Grown over time – how the museum has expanded….
The grand opening of 1871 was just the start of Paisley Museum’s story. Your museum has expanded no less than six times to accommodate the remarkable collection as it continued to grow. Scotland’s first ever observatory was also built on site.
1871: Paisley Museum opens
The museum opened in 1871. Finally, the Paisley Philosophical Institution’s (PPI) remarkable collection was on show to the public and some 20,000 books were made available to the town. The people of Paisley took great delight in their new museum, which originally comprised of two exhibition galleries, a library room and a lecture hall. However, the town’s thirst for knowledge soon took the museum to even greater heights.
1876: Paisley Art Institute is founded
In December 1876, shortly after the museum opened its doors, the Paisley Art Institute (PAI) was founded to promote a love for art and to support rising artistic talent within the town. The PAI held monthly exhibitions to showcase the artwork they collected. Their first exhibition, held on 22nd February 1877 at the Government School for Art and Design, displayed 137 paintings with examples from local famed artist James Elder Christie.
Just like the PPI, the PAI’s collections could not be contained. By their third exhibition they had almost doubled the amount of artwork on display. Even at this early stage revellers noted the lack of good exhibition space. Stewart Clark, a local thread manufacturer and politician, complained that none of the galleries were “large enough to show the pictures as they should be seen.”
1880: Paisley Museum is expanded
By 1880, it was decided that the museum would be expanded to accommodate the PAI’s growing collection of art. Sir Peter Coats funded the project and architect, John Honeyman once again drew up the plans. A magnificent rotunda was added leading to the wonderful new pillar gallery, sculpture court and reading room.

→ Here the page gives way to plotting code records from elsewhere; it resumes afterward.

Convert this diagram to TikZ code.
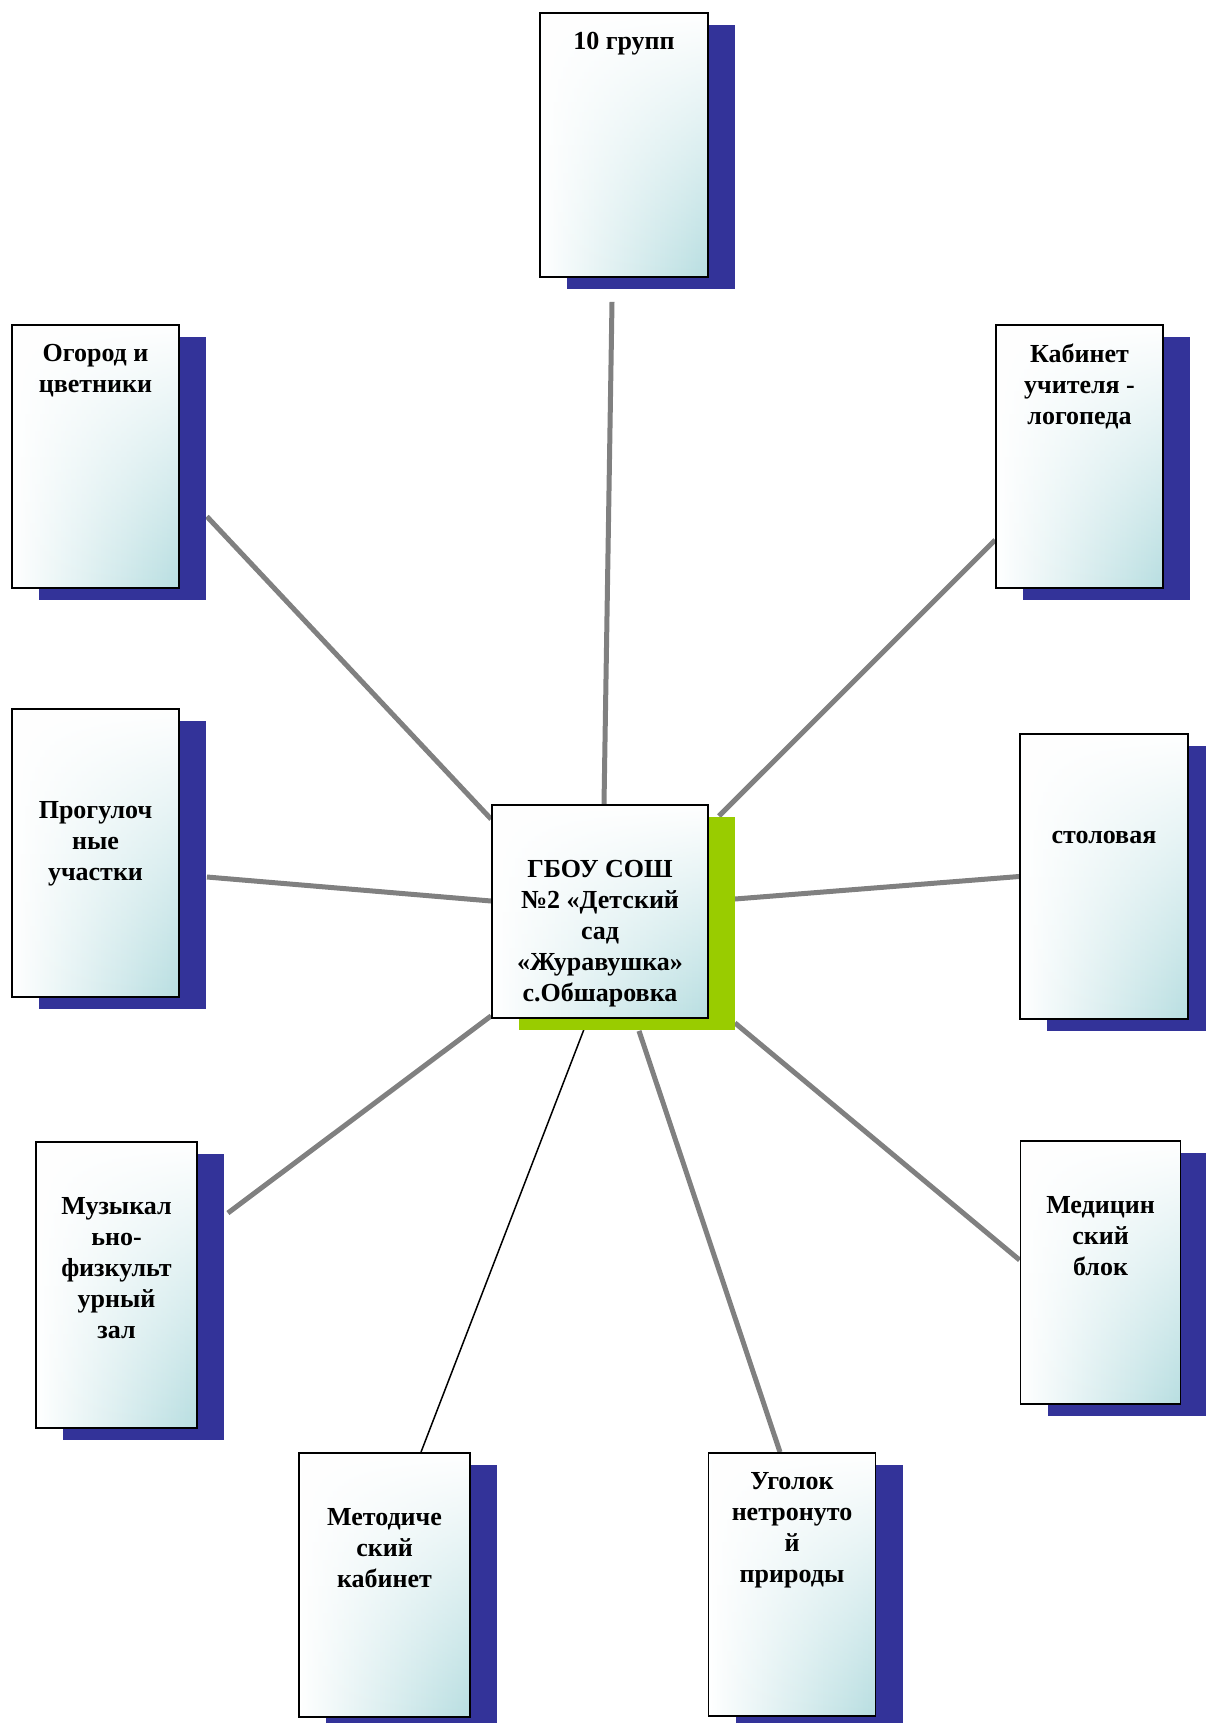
\documentclass[tikz,border=0pt]{standalone}
\usepackage{fontspec}
\setmainfont{Liberation Serif}
\usetikzlibrary{positioning,shadows,fadings,backgrounds}

\definecolor{shadowblue}{RGB}{51,51,153}
\definecolor{shadowgreen}{RGB}{153,204,0}
\definecolor{paleteal}{RGB}{184,222,225}
\definecolor{linkgray}{RGB}{128,128,128}

\tikzset{
  cardbase/.style={rectangle, draw=black, line width=1.8pt, inner sep=0pt,
    left color=white, right color=paleteal,
    path picture={\fill[white, path fading=south]
      (path picture bounding box.south west) rectangle (path picture bounding box.north east);}},
  card/.style={cardbase, general shadow={fill=shadowblue, shadow xshift=27pt, shadow yshift=-12pt}},
  hubcard/.style={cardbase, general shadow={fill=shadowgreen, shadow xshift=27pt, shadow yshift=-12pt}},
  cardtext/.style={align=center, inner sep=0pt, font=\fontsize{26}{31}\selectfont\bfseries},
  link/.style={draw=linkgray, line width=5pt},
  thinlink/.style={draw=black, line width=1.5pt}
}

\begin{document}
\begin{tikzpicture}[x=1pt,y=-1pt]
\useasboundingbox (0,0) rectangle (1205,1723);

% boxes
\node[hubcard, minimum width=216pt, minimum height=213pt] (hub) at (600,911.5) {};
\node[card, minimum width=168pt, minimum height=264pt] (g10) at (624,145) {};
\node[card, minimum width=167pt, minimum height=263pt] (ogorod) at (95.5,456.5) {};
\node[card, minimum width=167pt, minimum height=263pt] (logoped) at (1079.5,456.5) {};
\node[card, minimum width=167pt, minimum height=288pt] (progulki) at (95.5,853) {};
\node[card, minimum width=168pt, minimum height=285pt] (stolovaya) at (1104,876.5) {};
\node[card, minimum width=161pt, minimum height=286pt] (muzzal) at (116.5,1285) {};
\node[card, minimum width=160pt, minimum height=263pt] (medblok) at (1100.5,1272.5) {};
\node[card, minimum width=171pt, minimum height=264pt] (metod) at (384.5,1585) {};
\node[card, minimum width=167pt, minimum height=263pt] (ugolok) at (792,1584.5) {};

% texts
\node[cardtext, below=56pt of hub.north] (hubt) {ГБОУ СОШ\\№2 «Детский\\сад\\«Журавушка»\\с.Обшаровка};
\node[cardtext, below=20pt of g10.north] (g10t) {10 групп};
\node[cardtext, below=20pt of ogorod.north] (ogorodt) {Огород и\\цветники};
\node[cardtext, below=20pt of logoped.north] (logopedt) {Кабинет\\учителя -\\логопеда};
\node[cardtext, below=93pt of progulki.north] (progulkit) {Прогулоч\\ные\\участки};
\node[cardtext, below=98pt of stolovaya.north] (stolovayat) {столовая};
\node[cardtext, below=56pt of muzzal.north] (muzzalt) {Музыкал\\ьно-\\физкульт\\урный\\зал};
\node[cardtext, below=56pt of medblok.north] (medblokt) {Медицин\\ский\\блок};
\node[cardtext, below=56pt of metod.north] (metodt) {Методиче\\ский\\кабинет};
\node[cardtext, below=20pt of ugolok.north] (ugolokt) {Уголок\\нетронуто\\й\\природы};

% connectors
\begin{pgfonlayer}{background}
\draw[link] ([xshift=-12pt,yshift=-24pt]g10.south) -- ([xshift=4pt]hub.north);
\draw[link] ([xshift=27pt,yshift=-60pt]ogorod.east) -- ([yshift=-15pt]hub.north west);
\draw[link] ([yshift=-83.5pt]logoped.west) -- ([xshift=10pt,yshift=-12pt]hub.north east);
\draw[link] ([xshift=27pt,yshift=-24pt]progulki.east) -- ([yshift=10.5pt]hub.west);
\draw[link] (stolovaya.west) -- ([xshift=26pt,yshift=12.5pt]hub.east);
\draw[link] ([xshift=30pt,yshift=72pt]muzzal.east) -- ([yshift=3pt]hub.south west);
\draw[link] ([yshift=12.5pt]medblok.west) -- ([xshift=26pt,yshift=-4pt]hub.south east);
\draw[link] ([xshift=39pt,yshift=-12pt]hub.south) -- ([xshift=-12pt]ugolok.north);
\draw[thinlink] ([xshift=-12pt]hub.south) -- ([xshift=36.5pt]metod.north);
\end{pgfonlayer}
\end{tikzpicture}
\end{document}
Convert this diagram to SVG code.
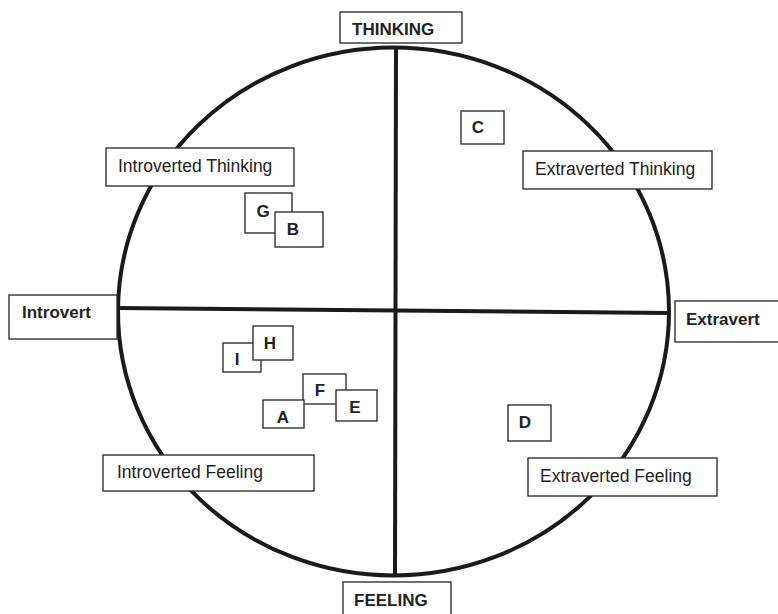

1883: Coats Observatory opens
in 1880 the PPI agreed to purchase a telescope, to encourage the study of astronomy in the town. Thomas Coats, Sir Peter’s brother agreed to fund the purchase of a Cooke and York telescope and a building to house it in. Designed by John Honeyman, The Coats Observatory was opened to the public in 1883.
To accompany the observatory, a small single-story building called Transit House was built to house an astronomical clock and a photographic dark room. Sir Peter Coats owned several houses on neighbouring Oakshaw Street and in 1872 he gifted them to accommodate the museum staff. In 1892, number 51 Oakshaw Street became home to The Coats Observatory’s resident astronomer.
1902: The library is expanded
In 1902, to accommodate Paisley’s ever-growing collection of books, Sir James Coats, the son of Sir Peter Coats agreed to fund a library extension. Architectural firm Honeyman & Keppie were again appointed to expand the building. This time the young Charles Rennie Mackintosh, assisted in the designs. His unmistakable style is notable in the timber bookcases, which still survive today.
1915 – 1933: Gallery and library extensions
The worldly curiosity and pioneering spirit of Paisley was the driving force behind the museum’s continued expansion. Indeed, Paisley Museum even continued to grow during times of great adversity. In 1915 during the First World War, a further extension was opened. This created additional gallery space, and in 1933 during the Great Depression, the library was expanded again. This continued growth is a testimony to the town’s resilience and commitment to learning.
1954 – 1970: The natural history store and shawl gallery
Finally, two modern additions were added to the museum. A natural history store in 1954 and a shawl gallery in 1970, housing Paisley’s world leading textile collection. These additions completed the museum campus, which comprises the central museum building, Transit House, the Coats Observatory and 51-55 Oakshaw Street. This final plan on the museum, made in 1970 shows just how much your museum has expanded over time. The original building comprising only of the small rectangle at the front of this plan.